Now, on the eve of the Pokran blasts, India is faced with another kind of
explosion. From 12th May the population of the country reached the one
million mark and is continuing to escalate steadily. This is not a fact
guaranteed to make any liberal government proud of its policies. After all,
what is a nuclear explosion in the face of a population explosion in a
country where most people live well below the poverty line?
A lot of people in the clubs wondered whether India could afford those
nuclear blasts. Was that where the taxpayers' money was going? A lot more,
the unclubby masses, stood up and cheered because the events were followed
by the Kargil issue. INDIA HAS TAKEN HER RIGHTFUL PLACE AMONG THE
SUPERPOWERS! And it was the unclubby masses that were heard.

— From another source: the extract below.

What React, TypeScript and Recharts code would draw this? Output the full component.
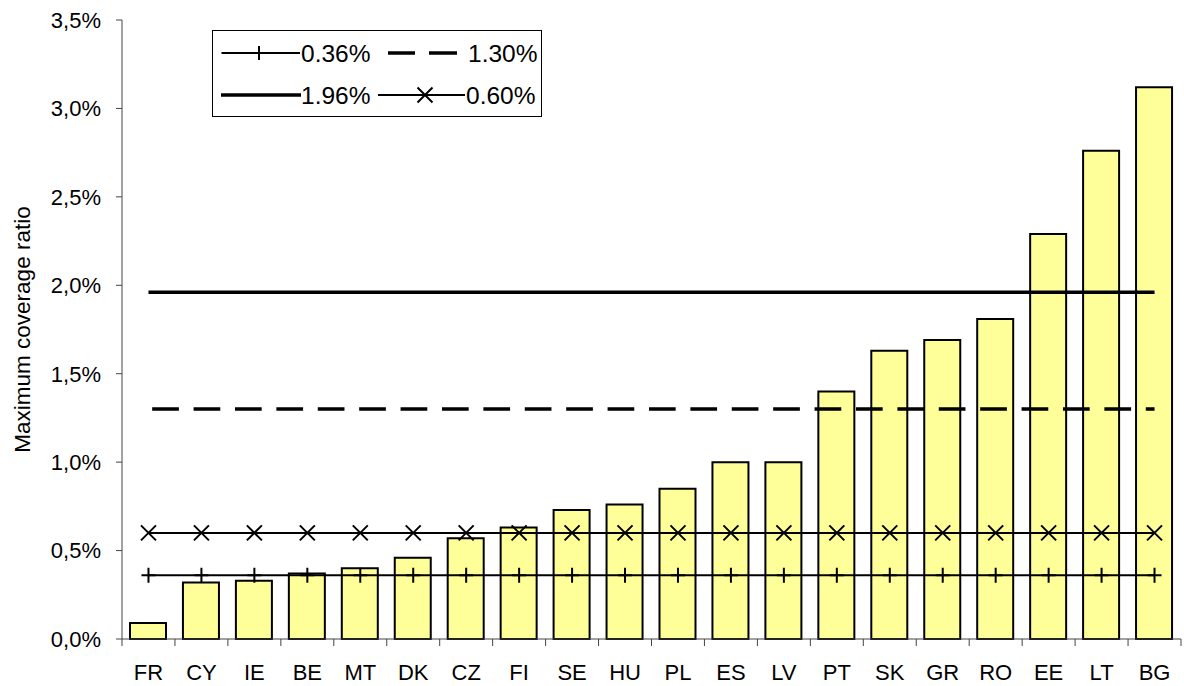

Pre-millennium India was, after all, a strange place. There was the murder
of the missionary Graham Staines, the nuclear blasts, the Kargil conflict -
no, you could not call it a war - the Orissa cyclone and the hijacking of
the Indian Airlines plane. People jumped around waving flags and declaring
that they were glad to be Hindus, something that no one in 1945 would ever
have predicted.
The Foreign Minister Jaswant Sinha was asked to comment on what he felt
about the nuclear issue. He answered that though one might morally
disapprove of such potential mass destruction, when issues of rule were
concerned 'nuclear deterrence is the currency of power and India must have
it.' He called it Raj Dharma, an obligation to the state.
Raj Chengappa is deputy editor of India Today, the subcontinent's largest
circulated and most respected weekly newsmagazine. He specialises in matters
of national security/ Weapons of Peace is an exhaustively researched book
based on 200 revealing interviews with former prime ministers, bureaucrats,
generals and scientists. The book is full of human, scientific, military and
political details which make it interesting reading.